I have hitherto spoken only of the direct moral effects in the way of self-discipline; but there is a higher condition of our sanctification which may be seriously affected by a captious, impatient, insubordinate temper-I mean, the direct gifts of grace which fall upon the lowly and submissive heart. Like water-springs, the Spirit leaves the ✓ lofty hills, and gathers in low places. The Spirit of the Dove does not descend and abide on the unruly, headstrong, self-willed. We know not what they forfeit. Yet so it has been from the beginning. The outward and visible Church, since the world entered into it, has always been turbulent and disordered: its rule disputed, its discipline infringed, its doctrine gainsayed.
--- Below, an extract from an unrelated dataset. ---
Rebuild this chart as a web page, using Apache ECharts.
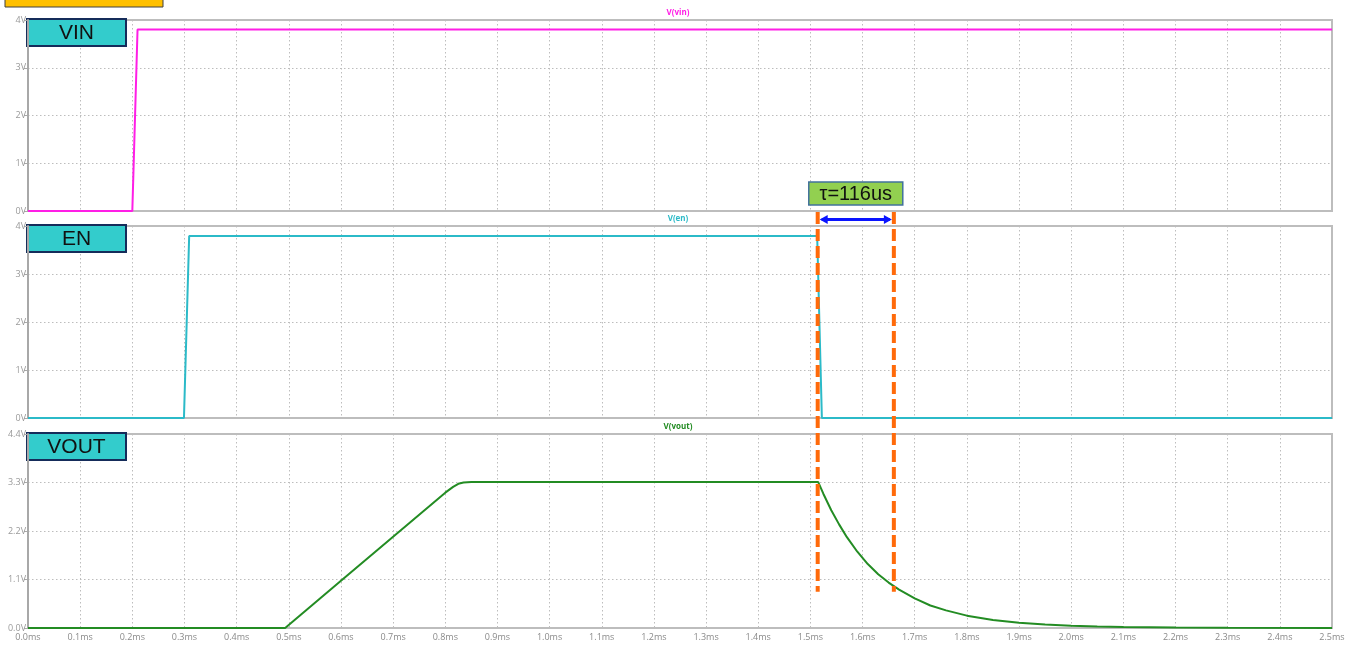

Men of unsubdued tempers and headstrong wills have at all times troubled the outer courts of the Church; but there is a sanctuary of holy obedience into which they cannot enter. There is around every altar a fellowship of the contrite, humble, and submissive; who see Christ in His Church, and in it both minister to Him and obey Him. And they have a peace which is from the God of peace. The Spirit of peace, in gentleness, quietness, meekness, dwells in them, and shelters them even in this rough world from the strife of tongues. They look out upon the angry buffeting face of the visible Church with calmness and a stedfast heart; knowing that all these things must be for the trial and manifestation of the sons of God. They know that at the best the Church in this world is no

more than an imperfect realisation of its perfect idea; an approximation to a type which is in heaven alone. All the struggle, and strife, and lofty looks, and swelling words, and rebellious deeds, of the disobedient and lawless are no more than must be while the kingdom of the new creation is spreading its dominion over the corruption of the old.

Let us, then, never be out of heart, though the face of the Church be ever so much marred and smitten by the spirit of misrule, and by the sway of disobedience. Let its effect on us be to make us cling closer to the guide which God has given us. Let us render a submissive, uniform, glad obedience to the Church; to its doctrine, discipline, ritual; to its precepts of fasting and humiliation; to its lightest counsel; to the least intimation of its mind and will. Let us watch not only against openly rebellious motions of our hearts, but against vanity, affectation, love of singularity, peculiar ways, habits, and choices, by which men are tempted to bend and tamper with, or, as they would say, to adapt and accommodate the system of the Church to their times and to themselves. Some men cannot even say the prayers of the Church without needless and fanciful changes. This is nothing less than simple exaltation of self above the Church; and making themselves a rule for its orders and doctrines, instead of simply obeying it. Let us mortify self in all its forms; not in the grosser alone, but in those refined shapes in which it keeps its hold upon so many. How few men can endure to be put out of sight and forgotten. All that they say and do has about it something subtil and subdued, hardly preceptible, yet never unperceived, by which self again comes into view. Even in the most sacred things, and in the holiest actions, and with the precepts of self-renouncement in their mouths, there is a something, not so much as a word, but a tone, a look, an

air, which expresses in full the presence and consciousness of a will not dead to its own choice. Let us seek with our whole heart the gift of holy obedience, that in all things we may submit to Christ ruling in His Church, as He submitted to St. John baptizing by the commandment of His Father. Let us, by prayer and self-chastisement, so cross and keep under our likings, preferences, views, opinions, judgments in all things, when the will of the Church is made known, that we may in all things obey "as unto the Lord, and not unto men," with him who said: "I am crucified with Christ; nevertheless I live; yet not I, but Christ liveth in me and the life which I now live in the flesh, I live by the faith of the Son of God, who loved me, and gave Himself for me."